> [Set exercise]:
Copy each line exactly. Drop every picture.

> [Recorded data]:
○ ○ ○

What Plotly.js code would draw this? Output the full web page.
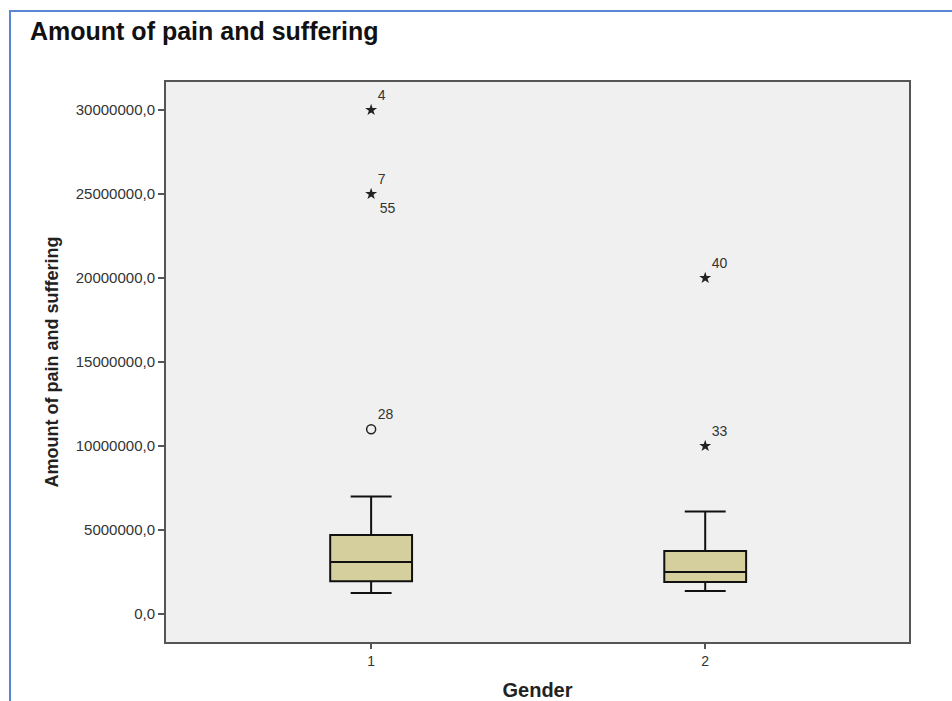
<!DOCTYPE html>
<html>
<head>
<meta charset="utf-8">
<script src="https://cdn.plot.ly/plotly-3.0.1.min.js"></script>
<style>
html,body{margin:0;padding:0;background:#fff;}
#frame{position:absolute;left:9px;top:10px;width:960px;height:700px;border-left:2px solid #5b86d6;border-top:2px solid #5b86d6;pointer-events:none;z-index:5;}
#chart{position:absolute;left:0;top:0;width:952px;height:701px;}
</style>
</head>
<body>
<div id="chart"></div>
<div id="frame"></div>
<script>
// Data
const genders = ["1", "2"];
const q1 = [1950000, 1900000];
const medians = [3100000, 2500000];
const q3 = [4700000, 3750000];
const lowerWhisker = [1250000, 1370000];
const upperWhisker = [7000000, 6100000];

// Outliers
const extremeGender = ["1", "1", "2", "2"];
const extremeValue = [30000000, 25000000, 20000000, 10000000];
const extremeLabel = ["4", "7", "40", "33"];
const extremeBelowGender = ["1"];
const extremeBelowValue = [25000000];
const extremeBelowLabel = ["55"];
const outlierGender = ["1"];
const outlierValue = [11000000];
const outlierLabel = ["28"];

const yTickVals = [0, 5000000, 10000000, 15000000, 20000000, 25000000, 30000000];
const yTickText = ["0,0", "5000000,0", "10000000,0", "15000000,0", "20000000,0", "25000000,0", "30000000,0"];

const labelFont = {family: "Arial, Liberation Sans, sans-serif", size: 14, color: "#333"};
const tickFont = {family: "Arial, Liberation Sans, sans-serif", size: 15, color: "#333"};

const traces = [
  {
    type: "box",
    x: genders,
    q1: q1,
    median: medians,
    q3: q3,
    lowerfence: lowerWhisker,
    upperfence: upperWhisker,
    fillcolor: "#d4cf9c",
    line: {color: "#111", width: 2},
    width: 0.245,
    whiskerwidth: 0.5,
    boxpoints: false,
    hoverinfo: "skip",
    showlegend: false
  },
  {
    type: "scatter",
    mode: "markers+text",
    x: extremeGender,
    y: extremeValue,
    text: extremeLabel,
    textposition: "top right",
    textfont: labelFont,
    marker: {symbol: "star", size: 9, color: "#222"},
    showlegend: false,
    cliponaxis: false
  },
  {
    type: "scatter",
    mode: "markers+text",
    x: extremeBelowGender,
    y: extremeBelowValue,
    text: extremeBelowLabel,
    textposition: "bottom right",
    textfont: labelFont,
    marker: {size: 12, opacity: 0},
    showlegend: false
  },
  {
    type: "scatter",
    mode: "markers+text",
    x: outlierGender,
    y: outlierValue,
    text: outlierLabel,
    textposition: "top right",
    textfont: labelFont,
    marker: {symbol: "circle-open", size: 9, color: "#222", line: {width: 1.5}},
    showlegend: false
  }
];

const layout = {
  width: 952,
  height: 701,
  paper_bgcolor: "#ffffff",
  plot_bgcolor: "#f0f0f0",
  margin: {l: 166, r: 43, t: 82, b: 59},
  title: {
    text: "<b>Amount of pain and suffering</b>",
    x: 30 / 952, xanchor: "left",
    y: 1 - 31 / 701, yanchor: "middle",
    font: {family: "Arial, Liberation Sans, sans-serif", size: 25, color: "#111"}
  },
  xaxis: {
    type: "category",
    range: [-0.614, 1.61],
    showgrid: false,
    zeroline: false,
    showline: true,
    linecolor: "#555",
    linewidth: 2,
    mirror: true,
    ticks: "outside",
    ticklen: 5,
    tickwidth: 1.5,
    tickcolor: "#555",
    tickfont: labelFont,
    title: {
      text: "<b>Gender</b>",
      font: {family: "Arial, Liberation Sans, sans-serif", size: 20, color: "#222"},
      standoff: 16
    }
  },
  yaxis: {
    range: [-1666667, 31666667],
    tickvals: yTickVals,
    ticktext: yTickText,
    showgrid: false,
    zeroline: false,
    showline: true,
    linecolor: "#555",
    linewidth: 2,
    mirror: true,
    ticks: "outside",
    ticklen: 6,
    tickwidth: 1.5,
    tickcolor: "#555",
    tickfont: tickFont,
    title: {
      text: "<b>Amount of pain and suffering</b>",
      font: {family: "Arial, Liberation Sans, sans-serif", size: 18, color: "#222"},
      standoff: 12
    }
  }
};

Plotly.newPlot("chart", traces, layout, {displayModeBar: false, staticPlot: true});
</script>
</body>
</html>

○ ○ ○

> [Complete response]:
What Plotly.js code would draw this? Output the full web page.
<!DOCTYPE html>
<html>
<head>
<meta charset="utf-8">
<script src="https://cdn.plot.ly/plotly-3.0.1.min.js"></script>
<style>
html,body{margin:0;padding:0;background:#fff;}
#frame{position:absolute;left:9px;top:10px;width:960px;height:700px;border-left:2px solid #5b86d6;border-top:2px solid #5b86d6;pointer-events:none;z-index:5;}
#chart{position:absolute;left:0;top:0;width:952px;height:701px;}
</style>
</head>
<body>
<div id="chart"></div>
<div id="frame"></div>
<script>
// Data
const genders = ["1", "2"];
const q1 = [1950000, 1900000];
const medians = [3100000, 2500000];
const q3 = [4700000, 3750000];
const lowerWhisker = [1250000, 1370000];
const upperWhisker = [7000000, 6100000];

// Outliers
const extremeGender = ["1", "1", "2", "2"];
const extremeValue = [30000000, 25000000, 20000000, 10000000];
const extremeLabel = ["4", "7", "40", "33"];
const extremeBelowGender = ["1"];
const extremeBelowValue = [25000000];
const extremeBelowLabel = ["55"];
const outlierGender = ["1"];
const outlierValue = [11000000];
const outlierLabel = ["28"];

const yTickVals = [0, 5000000, 10000000, 15000000, 20000000, 25000000, 30000000];
const yTickText = ["0,0", "5000000,0", "10000000,0", "15000000,0", "20000000,0", "25000000,0", "30000000,0"];

const labelFont = {family: "Arial, Liberation Sans, sans-serif", size: 14, color: "#333"};
const tickFont = {family: "Arial, Liberation Sans, sans-serif", size: 15, color: "#333"};

const traces = [
  {
    type: "box",
    x: genders,
    q1: q1,
    median: medians,
    q3: q3,
    lowerfence: lowerWhisker,
    upperfence: upperWhisker,
    fillcolor: "#d4cf9c",
    line: {color: "#111", width: 2},
    width: 0.245,
    whiskerwidth: 0.5,
    boxpoints: false,
    hoverinfo: "skip",
    showlegend: false
  },
  {
    type: "scatter",
    mode: "markers+text",
    x: extremeGender,
    y: extremeValue,
    text: extremeLabel,
    textposition: "top right",
    textfont: labelFont,
    marker: {symbol: "star", size: 9, color: "#222"},
    showlegend: false,
    cliponaxis: false
  },
  {
    type: "scatter",
    mode: "markers+text",
    x: extremeBelowGender,
    y: extremeBelowValue,
    text: extremeBelowLabel,
    textposition: "bottom right",
    textfont: labelFont,
    marker: {size: 12, opacity: 0},
    showlegend: false
  },
  {
    type: "scatter",
    mode: "markers+text",
    x: outlierGender,
    y: outlierValue,
    text: outlierLabel,
    textposition: "top right",
    textfont: labelFont,
    marker: {symbol: "circle-open", size: 9, color: "#222", line: {width: 1.5}},
    showlegend: false
  }
];

const layout = {
  width: 952,
  height: 701,
  paper_bgcolor: "#ffffff",
  plot_bgcolor: "#f0f0f0",
  margin: {l: 166, r: 43, t: 82, b: 59},
  title: {
    text: "<b>Amount of pain and suffering</b>",
    x: 30 / 952, xanchor: "left",
    y: 1 - 31 / 701, yanchor: "middle",
    font: {family: "Arial, Liberation Sans, sans-serif", size: 25, color: "#111"}
  },
  xaxis: {
    type: "category",
    range: [-0.614, 1.61],
    showgrid: false,
    zeroline: false,
    showline: true,
    linecolor: "#555",
    linewidth: 2,
    mirror: true,
    ticks: "outside",
    ticklen: 5,
    tickwidth: 1.5,
    tickcolor: "#555",
    tickfont: labelFont,
    title: {
      text: "<b>Gender</b>",
      font: {family: "Arial, Liberation Sans, sans-serif", size: 20, color: "#222"},
      standoff: 16
    }
  },
  yaxis: {
    range: [-1666667, 31666667],
    tickvals: yTickVals,
    ticktext: yTickText,
    showgrid: false,
    zeroline: false,
    showline: true,
    linecolor: "#555",
    linewidth: 2,
    mirror: true,
    ticks: "outside",
    ticklen: 6,
    tickwidth: 1.5,
    tickcolor: "#555",
    tickfont: tickFont,
    title: {
      text: "<b>Amount of pain and suffering</b>",
      font: {family: "Arial, Liberation Sans, sans-serif", size: 18, color: "#222"},
      standoff: 12
    }
  }
};

Plotly.newPlot("chart", traces, layout, {displayModeBar: false, staticPlot: true});
</script>
</body>
</html>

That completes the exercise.